A small business is in no way a small venture. In fact, the very essence of getting a small business going is trying to stay afloat, while spending the least money possible. Getting financed to begin with, is perhaps the biggest issue, especially if you have bad credit – it can really hold your business back. So, what does ‘bad credit’ mean? Well, essentially, it means that you have negative listings attached to your credit report, thus making lending firms and institutions far less likely to approve your requests for new loans. What’s more, a business with bad credit has a logical tendency to be labelled as untrustworthy. Here’s how to deal with bad business credit.
Check your credit report
Firstly, you should know your enemy before you start fighting it – you need to get introduced to your credit report. This will give you an outline of what might be causing your bad credit and will make it easier for you to choose the appropriate way of improving it. Coming up with the right plan is the first step towards tackling a bad credit report – a free copy is legally available to everyone once per year and also in the cases of your loan requests being declined. Coughing up some minor cash for a couple of additional copies throughout the year is always a good idea, because this will allow you to keep good track of your progress.

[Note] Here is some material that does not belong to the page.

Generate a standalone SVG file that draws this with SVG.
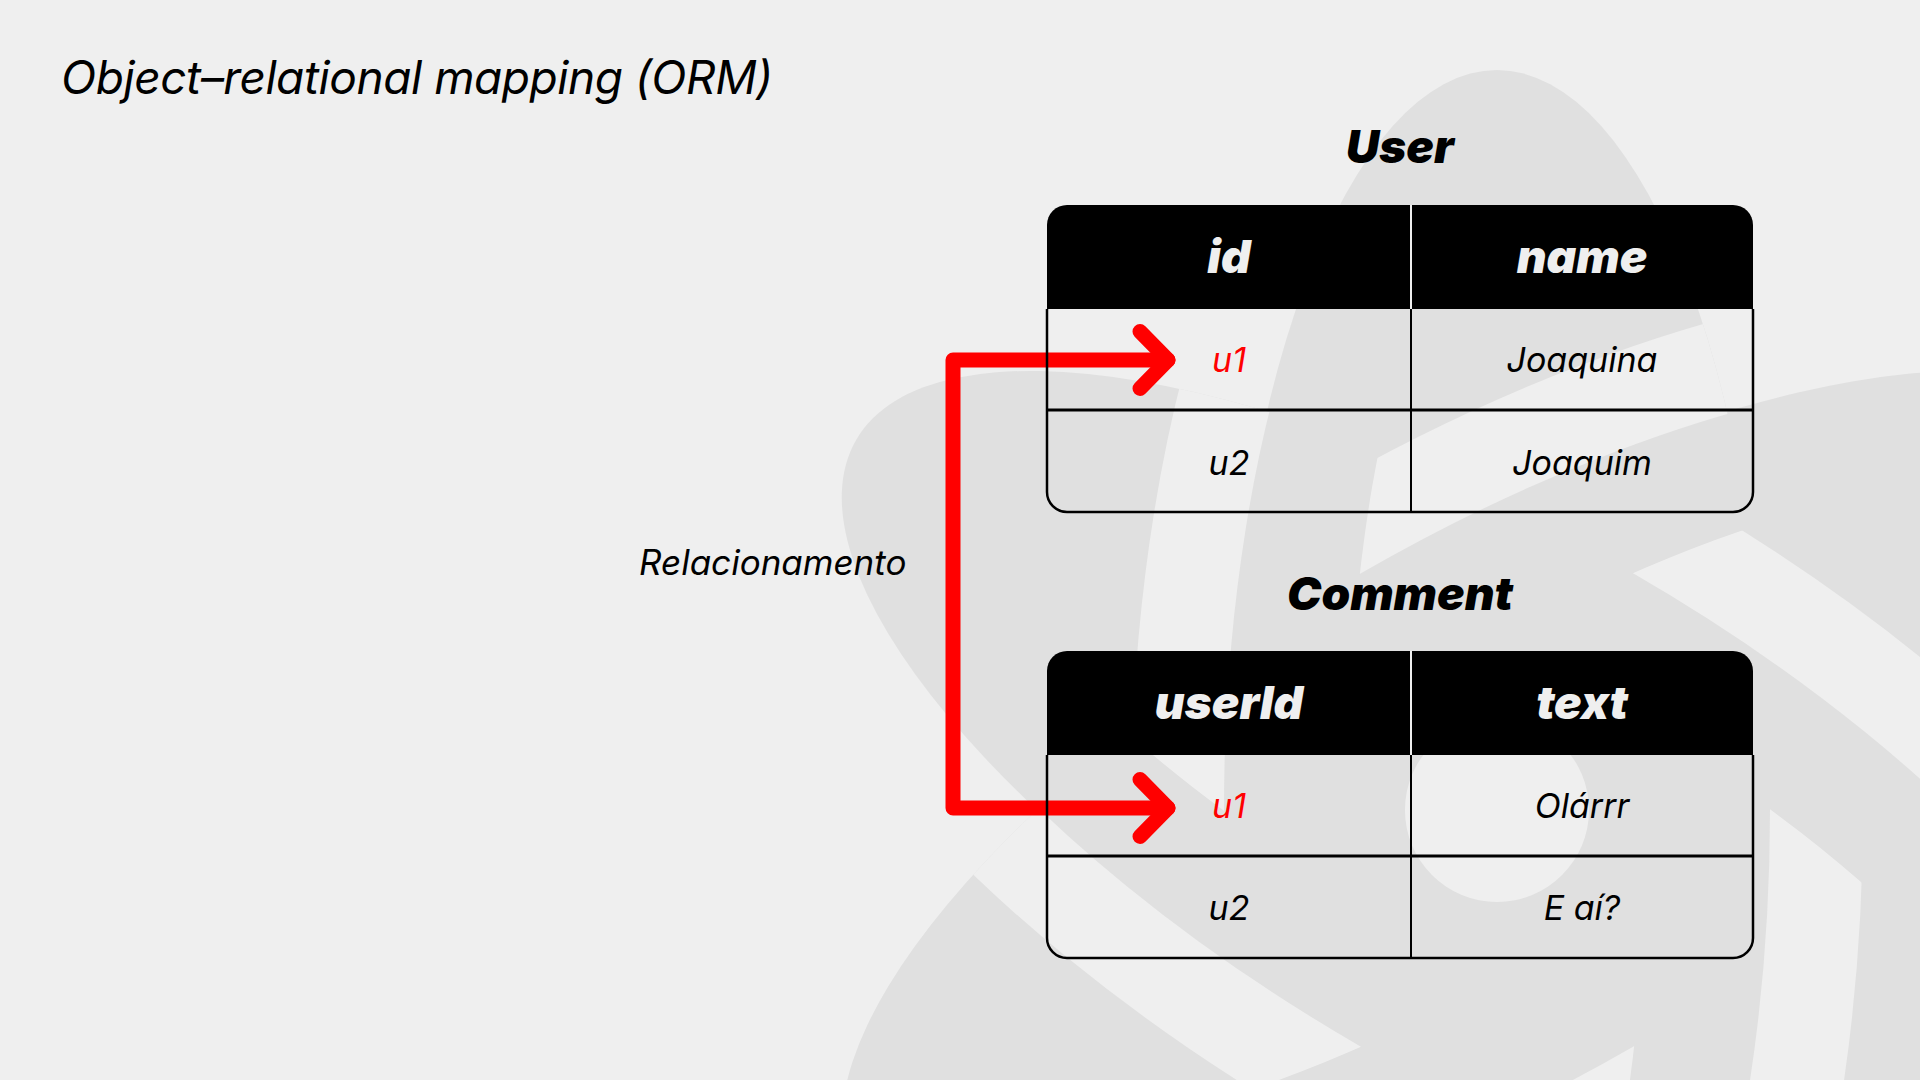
<svg xmlns="http://www.w3.org/2000/svg" width="1920" height="1080" viewBox="0 0 1920 1080">
<style>
.t{font-family:Inter,'Liberation Sans',sans-serif;font-style:italic}
.hd{font-size:46px;font-weight:900;fill:#efefef;text-anchor:middle}
.ttl{font-size:46px;font-weight:900;fill:#000;text-anchor:middle}
.cell{font-size:34px;font-weight:400;fill:#000;text-anchor:middle}
.key{fill:#ff0000}
.hdr{fill:#000}
.hsep{stroke:#efefef;stroke-width:2}
.frame{fill:none;stroke:#000;stroke-width:2.5}
.row{stroke:#000;stroke-width:3}
.col{stroke:#000;stroke-width:2}
.orb{fill:#e0e0e0}
.gap{fill:none;stroke:#efefef;stroke-width:93}
.link{fill:none;stroke:#ff0000;stroke-width:15;stroke-linecap:round;stroke-linejoin:round}
</style>
<defs>
<mask id="mA" maskUnits="userSpaceOnUse" x="0" y="0" width="1920" height="1080">
<g transform="translate(1497 810) rotate(30)">
<ellipse rx="740" ry="273" fill="#fff"/>
<rect x="-900" y="0" width="900" height="900" fill="#000"/>
<rect x="0" y="-900" width="900" height="900" fill="#000"/>
<ellipse rx="583" ry="150" fill="#fff"/>
</g>
</mask>
<mask id="mV" maskUnits="userSpaceOnUse" x="0" y="0" width="1920" height="1080">
<g transform="translate(1497 810) rotate(90)">
<ellipse rx="740" ry="273" fill="#fff"/>
<rect x="-900" y="0" width="900" height="900" fill="#000"/>
<rect x="0" y="-900" width="900" height="900" fill="#000"/>
<ellipse rx="583" ry="150" fill="#fff"/>
</g>
</mask>
<mask id="mB" maskUnits="userSpaceOnUse" x="0" y="0" width="1920" height="1080">
<g transform="translate(1497 810) rotate(-30)">
<ellipse rx="740" ry="273" fill="#fff"/>
<rect x="-900" y="0" width="900" height="900" fill="#000"/>
<rect x="0" y="-900" width="900" height="900" fill="#000"/>
<ellipse rx="583" ry="150" fill="#fff"/>
</g>
</mask>
</defs>

<g id="background">
<rect width="1920" height="1080" fill="#efefef"/>
<ellipse class="orb" cx="1497" cy="810" rx="740" ry="273" transform="rotate(90 1497 810)"/>
<ellipse class="orb" cx="1497" cy="810" rx="740" ry="273" transform="rotate(30 1497 810)"/>
<ellipse class="orb" cx="1497" cy="810" rx="740" ry="273" transform="rotate(-30 1497 810)"/>
<g mask="url(#mA)"><ellipse class="gap" cx="1497" cy="810" rx="786.5" ry="319.5" transform="rotate(90 1497 810)"/></g>
<g mask="url(#mV)"><ellipse class="gap" cx="1497" cy="810" rx="786.5" ry="319.5" transform="rotate(-30 1497 810)"/></g>
<g mask="url(#mB)"><ellipse class="gap" cx="1497" cy="810" rx="786.5" ry="319.5" transform="rotate(30 1497 810)"/></g>
<circle cx="1497" cy="810" r="92" fill="#efefef"/>
</g>

<g id="title">
<text class="t" x="61" y="94" font-size="46" letter-spacing="-0.45" fill="#000">Object–relational mapping (ORM)</text>
</g>

<g id="connectors">
<path class="link" d="M1168,360 H953 V808 H1168"/>
<path class="link" d="M1140,331.5 L1168,360 L1140,388.5"/>
<path class="link" d="M1140,779.5 L1168,808 L1140,836.5"/>
<text class="t" x="639" y="575" font-size="35" fill="#000">Relacionamento</text>
</g>

<g id="user">
<text class="t ttl" x="1400" y="163">User</text>
<path class="hdr" d="M1047,309 V225 A20,20 0 0 1 1067,205 H1733 A20,20 0 0 1 1753,225 V309 Z"/>
<line class="hsep" x1="1411" y1="205" x2="1411" y2="309"/>
<path class="frame" d="M1047,309 V492 A20,20 0 0 0 1067,512 H1733 A20,20 0 0 0 1753,492 V309"/>
<line class="row" x1="1047" y1="410" x2="1753" y2="410"/>
<line class="col" x1="1411" y1="309" x2="1411" y2="512"/>
<text class="t hd" x="1229" y="273">id</text>
<text class="t hd" x="1582" y="273">name</text>
<text class="t cell key" x="1229" y="372">u1</text>
<text class="t cell" x="1582" y="372">Joaquina</text>
<text class="t cell" x="1229" y="475">u2</text>
<text class="t cell" x="1582" y="475">Joaquim</text>
</g>

<g id="comment">
<text class="t ttl" x="1400" y="610">Comment</text>
<path class="hdr" d="M1047,755 V671 A20,20 0 0 1 1067,651 H1733 A20,20 0 0 1 1753,671 V755 Z"/>
<line class="hsep" x1="1411" y1="651" x2="1411" y2="755"/>
<path class="frame" d="M1047,755 V938 A20,20 0 0 0 1067,958 H1733 A20,20 0 0 0 1753,938 V755"/>
<line class="row" x1="1047" y1="856" x2="1753" y2="856"/>
<line class="col" x1="1411" y1="755" x2="1411" y2="958"/>
<text class="t hd" x="1229" y="719">userId</text>
<text class="t hd" x="1582" y="719">text</text>
<text class="t cell key" x="1229" y="818">u1</text>
<text class="t cell" x="1582" y="818">Olárrr</text>
<text class="t cell" x="1229" y="920">u2</text>
<text class="t cell" x="1582" y="920">E aí?</text>
</g>
</svg>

There is a neat trick that will allow you to render your bad credit almost completely harmless. Well, partner up with a business that has great credit, because, in this way, they can co-sign you a loan that you’re going to use to repay your debts and remove all the negative listings that might be on your record. Of course, there is a catch here, seeing as how it’s your partnering business that’s going to be repaying your loan; they will probably want to have a say in how you’re running your company and this is only natural – nobody wants to end up stuck with someone else’s loan, without some benefit.
Try using your business as collateral
One of the best ways to offset your bad credit is definitely using your business assets as collateral. Lending institutions are far more likely to approve your loan requests if you offer collateral, seeing as how this will give them something to sell if your business goes bust.
On the other hand, given that you have your legacy at stake here, this will serve as an added motivation for you to do whatever it takes to pay off your loan on time, which is why using your business as collateral is far from uncommon!
Turning to experts is never a bad idea
Negative listings are a well-known cause of many failed businesses. These, however, can be completely removed from your credit record and it’s the modern experts who are perfect for helping you deal with this. It’s only natural that you may wonder how you’re supposed to afford these experts, and you’ll be happy to learn that there is an easy way to take care of this! For example, there are businesses, such as Clean Credit, that offer you a chance to pay your fee only after the negative listings have been completely removed from your credit report!
Keep away from payday loans
Unfortunately, payday loans are the last-resort scenario that many businesses turn to in order to pay off their standing debts on time. You should definitely look to avoid this, seeing as how you’ll always end up paying more than you have borrowed; after all, this is how this type of loans pay off for the lenders!
Bad business credit should in no way be something that will stop you from turning your business idea into a success. Keep track of your credit report, establish partnerships, consult the experts, do not be afraid to use your business as collateral, but be very much afraid of payday loans!